Every conversation about the Aadhaar card in front of Lokesh Aggarwal (40), who runs a Fair Price Shop (FPS) in Meherchand market, leads to him narrating the story of a “family of 16”.
“At least two members of the family came to my ration shop daily for about 10 days last month, but the machine wouldn’t recognise their fingerprints. Till I tried biometric scanning on all 16 members, I couldn’t give them the ration manually. It was absurd,” said Aggarwal, who has been selling ration for two decades now. Starting January 1, Aadhaar card-based electronic point of sale (e-PoS) devices were set up in 2,254 FPS in the city. It started in December 2017 as a pilot project in 90 shops, including Aggarwal’s. Since the machine arrived, Aggarwal said “business has been down by 25% as old customers go to other FPS if their biometrics don’t match in one go”.
The Indian Express visited FPS across Delhi over a span of five weeks and found that in several cases, the machines were faulty, network connectivity was low, and fingerprint recognition of the elderly was problematic.
At shops The Indian Express visited in January and February, many left without their allocated kilos of wheat and rice.
“The linkage of Aadhaar with ration cards has led to a larger scale of exclusion. Many homeless and transgender people don’t have Aadhaar cards and can’t get ration. The last time ration cards were made in Delhi was in 2013. No ration card quotas have been opened since then. Despite the linkage, the corruption continues. Aadhaar can’t be a tool to fight corruption; maybe it can be one for identification. What we need is a robust grievance redressal system, where a time-frame for correcting issues should be provided,” said Anjali Bhardwaj, co-convener of the National Campaign for People’s Right to Information.
In January, Delhi’s Food Supplies Minister Imran Hussain had told The Indian Express that “iris recognition will be implemented from January 15, and authentication using one-time password (OTP) will be done at FPS between January 15-20”.
Yamuna Das (52), who runs an FPS in Madanpur Khadar, has no idea when the iris and OTP facilities will be made available.
“It would help to have alternatives. This e-PoS machine doesn’t catch any signal here; I have been complaining since day one. I bought an Airtel 4G hotspot for Rs 1,500. The battery is terrible and the charger doesn’t work. It’s as if the government didn’t assess the challenges and just handed over an incomplete plan to us,” Das said.
He recounted an instance of an old man, who came to his shop a few days ago. “He was the sole card holder in his family… But the machine didn’t recognise his biometrics. We tried all 10 fingers. I had to give him ration manually, I had no option.”
Moolchand Gupta (55), who sells wheat and rice at his convenience store in Safdarjung Enclave’s Krishna Nagar, said he has to shut shop every time the e-PoS machine fails. “It’s a loss of not just ration sale, but everything else too.

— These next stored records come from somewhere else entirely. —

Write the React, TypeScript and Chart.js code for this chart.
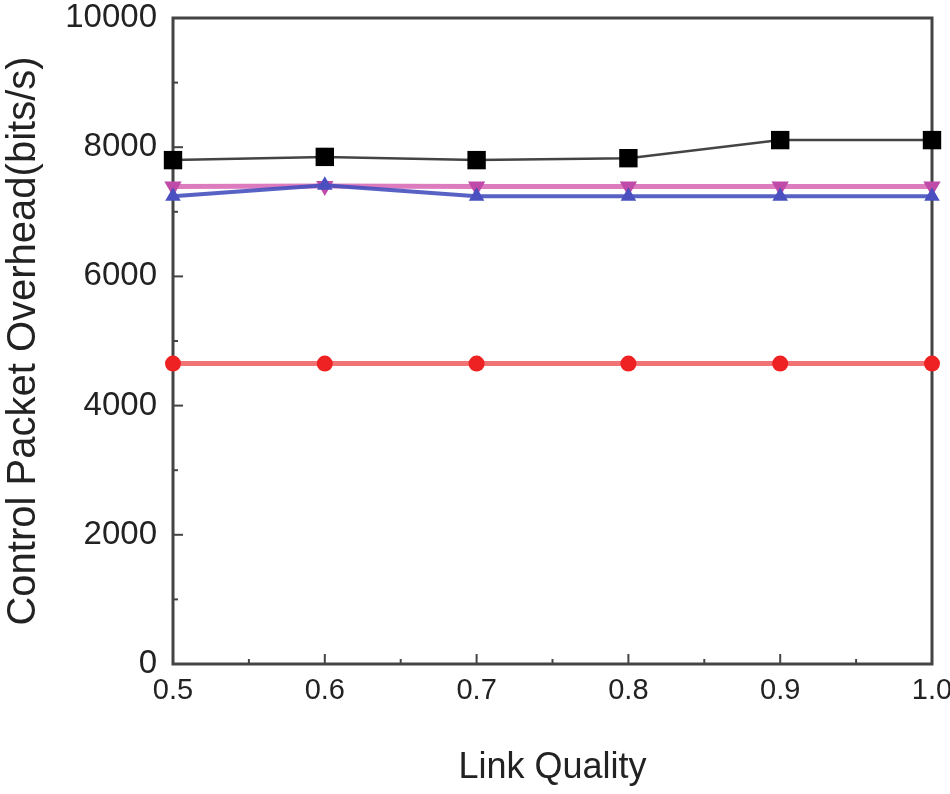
import React, { useEffect, useRef } from "react";
import { Chart, registerables } from "chart.js";
Chart.register(...registerables);

const xValues = [0.5, 0.6, 0.7, 0.8, 0.9, 1.0];
const seriesBlack = [7800, 7850, 7800, 7830, 8110, 8110];
const seriesPink = [7390, 7400, 7390, 7390, 7390, 7390];
const seriesBlue = [7240, 7410, 7240, 7240, 7240, 7240];
const seriesRed = [4650, 4650, 4650, 4650, 4650, 4650];
const xTitle = "Link Quality";
const yTitle = "Control Packet Overhead(bits/s)";

const FONT = "'Liberation Sans Narrow', 'Arial Narrow', 'Liberation Sans', Arial, sans-serif";

const framePlugin = {
  id: "frame",
  beforeDatasetsDraw(chart: any) {
    const { ctx, chartArea: a, scales } = chart;
    ctx.save();
    ctx.strokeStyle = "#444";
    ctx.lineWidth = 3;
    ctx.strokeRect(a.left, a.top, a.right - a.left, a.bottom - a.top);
    ctx.lineWidth = 2;
    const xs = scales.x;
    for (let i = 0; i <= 10; i++) {
      const v = 0.5 + i * 0.05;
      const px = xs.getPixelForValue(v);
      const len = i % 2 === 0 ? 10 : 5;
      ctx.beginPath();
      ctx.moveTo(px, a.bottom);
      ctx.lineTo(px, a.bottom - len);
      ctx.stroke();
    }
    const ys = scales.y;
    for (let v = 0; v <= 10000; v += 1000) {
      const py = ys.getPixelForValue(v);
      const len = v % 2000 === 0 ? 10 : 5;
      ctx.beginPath();
      ctx.moveTo(a.left, py);
      ctx.lineTo(a.left + len, py);
      ctx.stroke();
    }
    ctx.restore();
  },
};

export default function App() {
  const ref = useRef<HTMLCanvasElement>(null);
  useEffect(() => {
    const mk = (arr: number[]) => xValues.map((x, i) => ({ x, y: arr[i] }));
    const chart = new Chart(ref.current!, {
      type: "line",
      data: {
        datasets: [
          {
            label: "red",
            data: mk(seriesRed),
            borderColor: "rgba(240,90,90,0.85)",
            backgroundColor: "#ee2222",
            borderWidth: 5,
            pointStyle: "circle",
            pointRadius: 8,
            pointBorderWidth: 0,
            clip: false,
          },
          {
            label: "blue",
            data: mk(seriesBlue),
            borderColor: "rgba(70,80,190,0.9)",
            backgroundColor: "#4a50c0",
            borderWidth: 4,
            pointStyle: "triangle",
            pointRadius: 9,
            pointBorderWidth: 0,
            clip: false,
          },
          {
            label: "pink",
            data: mk(seriesPink),
            borderColor: "rgba(215,100,180,0.85)",
            backgroundColor: "#c04aa8",
            borderWidth: 5,
            pointStyle: "triangle",
            rotation: 180,
            pointRadius: 10,
            pointBorderWidth: 0,
            clip: false,
          },
          {
            label: "black",
            data: mk(seriesBlack),
            borderColor: "#444",
            backgroundColor: "#000",
            borderWidth: 2.5,
            pointStyle: "rect",
            pointRadius: 13,
            pointBorderWidth: 0,
            clip: false,
          },
        ],
      },
      options: {
        animation: false,
        responsive: false,
        layout: { padding: { top: 18, right: 18, left: 0, bottom: 0 } },
        plugins: { legend: { display: false }, tooltip: { enabled: false } },
        scales: {
          x: {
            type: "linear",
            min: 0.5,
            max: 1.0,
            grid: { display: false, drawTicks: false },
            border: { display: false },
            ticks: {
              stepSize: 0.1,
              padding: 10,
              color: "#222",
              font: { family: FONT, size: 29 },
              callback: (v: any) => Number(v).toFixed(1),
              maxRotation: 0,
            },
            title: {
              display: true,
              text: xTitle,
              color: "#222",
              font: { family: FONT, size: 36 },
              padding: { top: 28 },
            },
            afterFit: (s: any) => {
              s.height = 130;
              s.paddingLeft = 0;
              s.paddingRight = 0;
            },
          },
          y: {
            type: "linear",
            min: 0,
            max: 10000,
            grid: { display: false, drawTicks: false },
            border: { display: false },
            ticks: {
              stepSize: 2000,
              padding: 16,
              color: "#222",
              font: { family: FONT, size: 33 },
              callback: (v: any) => String(v),
            },
            title: {
              display: true,
              text: yTitle,
              color: "#222",
              font: { family: FONT, size: 40 },
              padding: { top: 0, bottom: 0 },
            },
            afterFit: (s: any) => {
              s.width = 173;
              s.paddingTop = 0;
              s.paddingBottom = 0;
            },
          },
        },
      },
      plugins: [framePlugin],
    } as any);
    return () => chart.destroy();
  }, []);
  return (
    <div style={{ position: "fixed", left: 0, top: 0, width: 950, height: 794, background: "#fff" }}>
      <canvas ref={ref} width={950} height={794} style={{ display: "block" }} />
    </div>
  );
}
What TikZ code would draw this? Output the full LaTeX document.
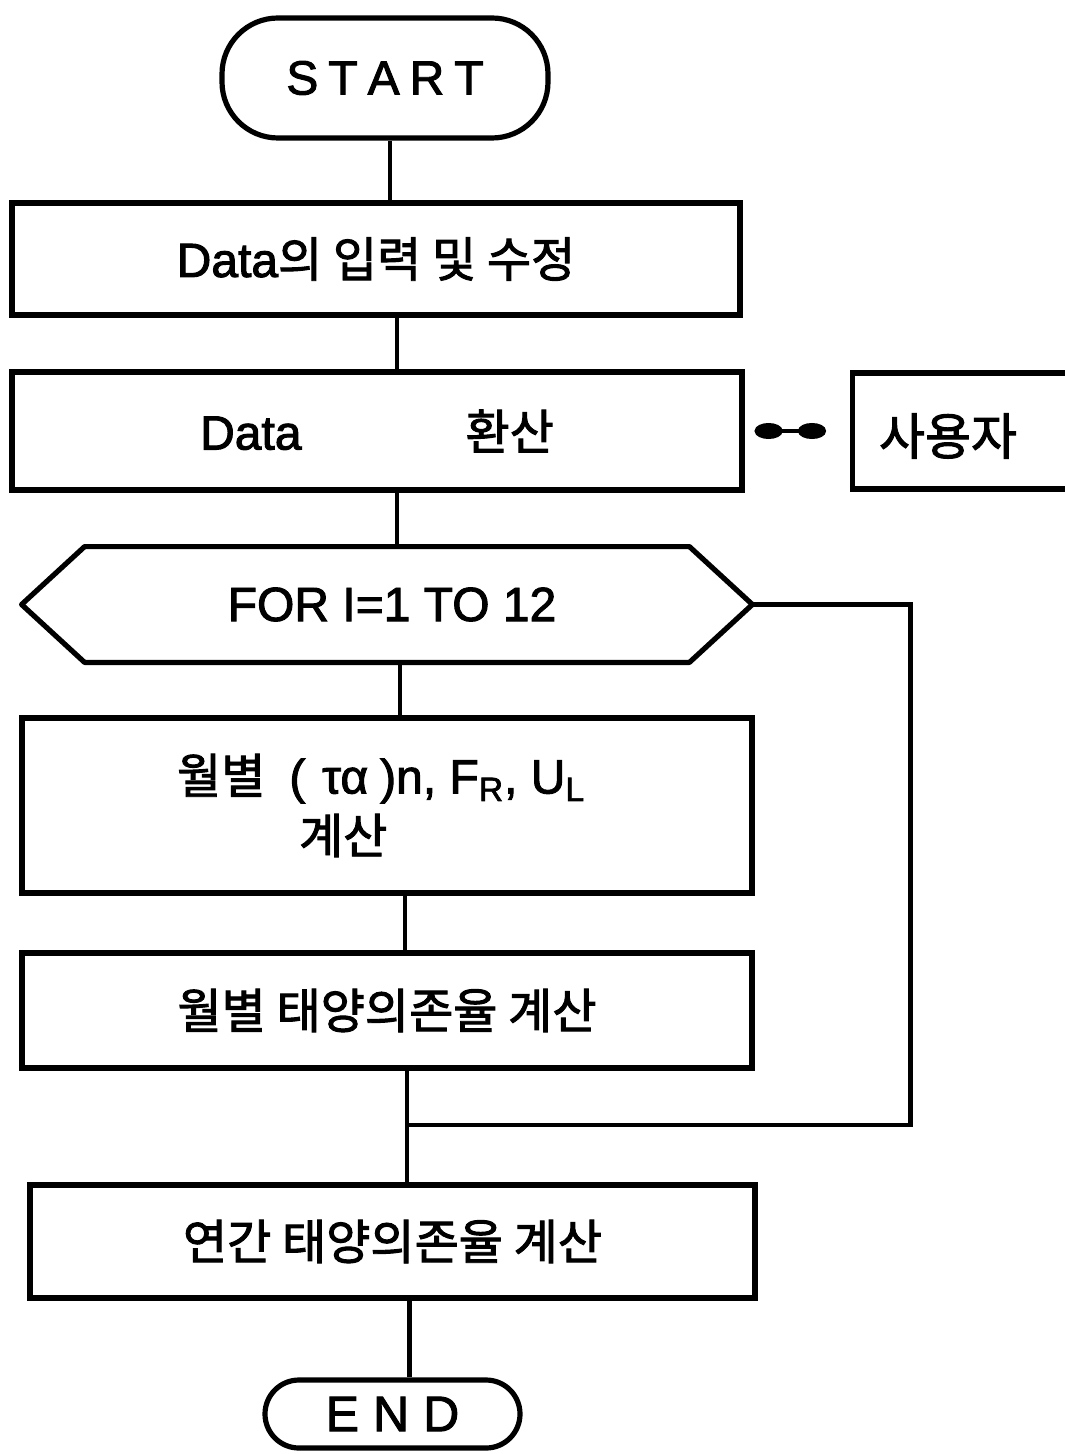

The machine is creating trouble again, I dread going to get it fixed at ITO,” said Gupta, who’s been in this business since 1981. For more than a month now, he has been using his neighbour’s WiFi to make the machine work.
The Delhi government, meanwhile, is keen on “doorstep delivery of ration”. A senior official at the Food and Supplies department said, “If this is worked out and passed, it will become much easier to monitor distribution. Ration cards have been linked to Aadhaar cards in the city. If ration does not reach a person, they can complain immediately. Text messages will be sent a day before the ration is to reach them for better information and monitoring,” he said.
However, Saurabh Gupta, secretary of the Sarkari Ration Dealer Sangh (Delhi), said: “Customers can sample the quality of wheat and rice at an FPS; they can’t do that at home. Also, the government spent a lot of money in setting up these machines, it is an utter loss if they resort to home delivery.”